Ratlos und verstört sahen sich die Männer an; wiederholt hatte einer von ihnen an der elektrischen Außenglocke geläutet. Bei der in der Wallstreet immer noch herrschenden tiefen Stille vermochte man das kräftige und anhaltende Anschlagen der Glocke im Bankinneren deutlich zu hören. Doch nichts regte sich in den Räumen.

Nun rüttelte ein Bote aus Leibeskräften an dem kunstvoll geschmiedeten Türgriff.

Wieder ließ sich nichts hören.

Endlich, als zwei Männer mit vereinten Kräften ausdauernd an der Tür gerüttelt hatten, tauchte zu dem Entsetzen der kleinen Gruppe hinter der Glasplatte ein aufs fürchterlichste zugerichtetes, blutbesudeltes Antlitz auf.

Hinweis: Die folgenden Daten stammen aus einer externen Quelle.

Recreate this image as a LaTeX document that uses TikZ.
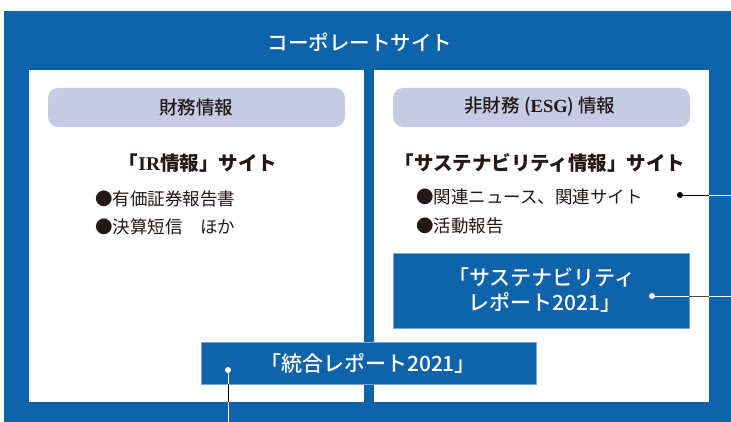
\documentclass[tikz,border=0pt]{standalone}
\usepackage{fontspec}
\setmainfont{Noto Sans CJK JP}
\newfontfamily\jpm{Noto Sans CJK JP Medium}
\newfontfamily\lserif{Liberation Serif}
\definecolor{cblue}{RGB}{14,99,171}
\definecolor{cpill}{RGB}{197,203,228}
\definecolor{ctext}{RGB}{35,24,21}
\definecolor{cedge}{RGB}{120,165,210}
\begin{document}
\begin{tikzpicture}[x=1pt,y=-1pt,
  every node/.style={inner sep=0pt,outer sep=0pt},
  frame/.style={fill=cblue,anchor=north west},
  panel/.style={fill=white,anchor=north west,minimum width=335,minimum height=332},
  pill/.style={fill=cpill,rounded corners=10pt,anchor=north west,minimum width=297,minimum height=39},
  pilltext/.style={text=ctext,font=\jpm\fontsize{18.5}{20}\selectfont},
  headtext/.style={text=ctext,font=\bfseries\fontsize{19.5}{21}\selectfont},
  bullettext/.style={text=ctext,font=\fontsize{17.5}{19}\selectfont,anchor=west},
  report/.style={fill=cblue,draw=cedge,line width=0.6pt,anchor=north west},
  reporttext/.style={text=white,font=\jpm\fontsize{21}{25}\selectfont},
  dotb/.style={circle,fill=black,minimum size=6},
  dotw/.style={circle,fill=white,minimum size=6},
  conn/.style={line width=0.9pt}]
\useasboundingbox (0,0) rectangle (731,422);
% outer frame
\node[frame,minimum width=727,minimum height=411] (outer) at (4,11) {};
\node[text=white,font=\jpm\fontsize{20.5}{22}\selectfont] (title) at (360,42) {コーポレートサイト};
% panels
\node[panel] (left) at (29,70) {};
\node[panel] (right) at (374,70) {};
% pills
\node[pill] (pillL) at (48,88) {};
\node[pilltext] at (196,107) {財務情報};
\node[pill] (pillR) at (393,88) {};
\node[pilltext] at (540,107) {非財務 ({\lserif\bfseries ESG}) 情報};
% left content
\node[headtext] (headL) at (198,163) {「{\lserif IR}情報」サイト};
\node[bullettext] (bL1) at (95,199) {●有価証券報告書};
\node[bullettext] (bL2) at (95,227) {●決算短信\hspace{1em}ほか};
% right content
\node[headtext] (headR) at (540,163) {「サステナビリティ情報」サイト};
\node[bullettext] (bR1) at (416,197) {●関連ニュース、関連サイト};
\node[bullettext] (bR2) at (416,226) {●活動報告};
% sustainability report
\node[report,minimum width=296,minimum height=75] (sus) at (393,253) {};
\node[reporttext,align=left] (susT) at (542,290) {「サステナビリティ\\\hspace{0.95em}レポート2021」};
% integrated report
\node[report,minimum width=335,minimum height=42] (integ) at (201,342) {};
\node[reporttext] (integT) at (368,363) {「統合レポート2021」};
% dots
\node[dotb] (d1) at (680,195) {};
\node[dotw] (d2) at (652,296) {};
\node[dotw] (d3) at (228,370) {};
\coordinate (e1) at (731,195);
\coordinate (e2) at (731,296);
\coordinate (e3) at (228,422);
% connectors
\draw[conn,black] (d1.center) -- (d1 -| right.east);
\draw[conn,white] (d1 -| right.east) -- (e1);
\draw[conn,white] (d2.center) -- (d2 -| sus.east);
\draw[conn,black!70] (d2 -| sus.east) -- (d2 -| right.east);
\draw[conn,white] (d2 -| right.east) -- (e2);
\draw[conn,white] (d3.center) -- (d3 |- integ.south);
\draw[conn,black] (d3 |- integ.south) -- (d3 |- left.south);
\draw[conn,white] (d3 |- left.south) -- (e3);
\end{tikzpicture}
\end{document}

Es war fast unkenntlich geschwollen und dunkelblau gefärbt. Auch der Uniformrock des Mannes war zerrissen und besudelt.

»Ein Policeman!«, rief einer der Männer bestürzt.

»Es scheint der zuständige Patrolman zu sein!«, meinte ein anderer.

»Wie kommt der aber in die verschlossene Bank hinein?«

»Die Ablösung der Nachtschicht hat in der Old Slip-Station erst um sechs Uhr stattgefunden.«

»Unser 6-Uhr-Anruf ist noch beantwortet worden!«

»Unserer auch!«, beeilten sich die Übrigen zu versichern.

Die Beamten umdrängten die Tür und suchten sich dem dahinter Aufgetauchten verständlich zu machen. Der aber starrte nur mit blutunterlaufenen Augen auf sie, schlug verzweifelt die Hände über dem Kopf zusammen, und ein heiser krächzender Aufschrei kam über seine Lippen.

Dann fiel er, augenscheinlich von neuer Schwäche übermannt, hintenüber und vermochte von draußen nicht mehr gesehen zu werden.

 

*

 

Das war es, was Nick Carter, der berühmte Detektiv, dessen Ruf zwei Welten erfüllte, von dem Präsidenten der North American Bank berichtet wurde, als er dem Bankier in dessen Privatoffice etwa zwei Stunden später gegenübersaß. Er war von den Direktoren der Bank telefonisch ersucht worden, die Angelegenheit unverzüglich in die Hand zu nehmen.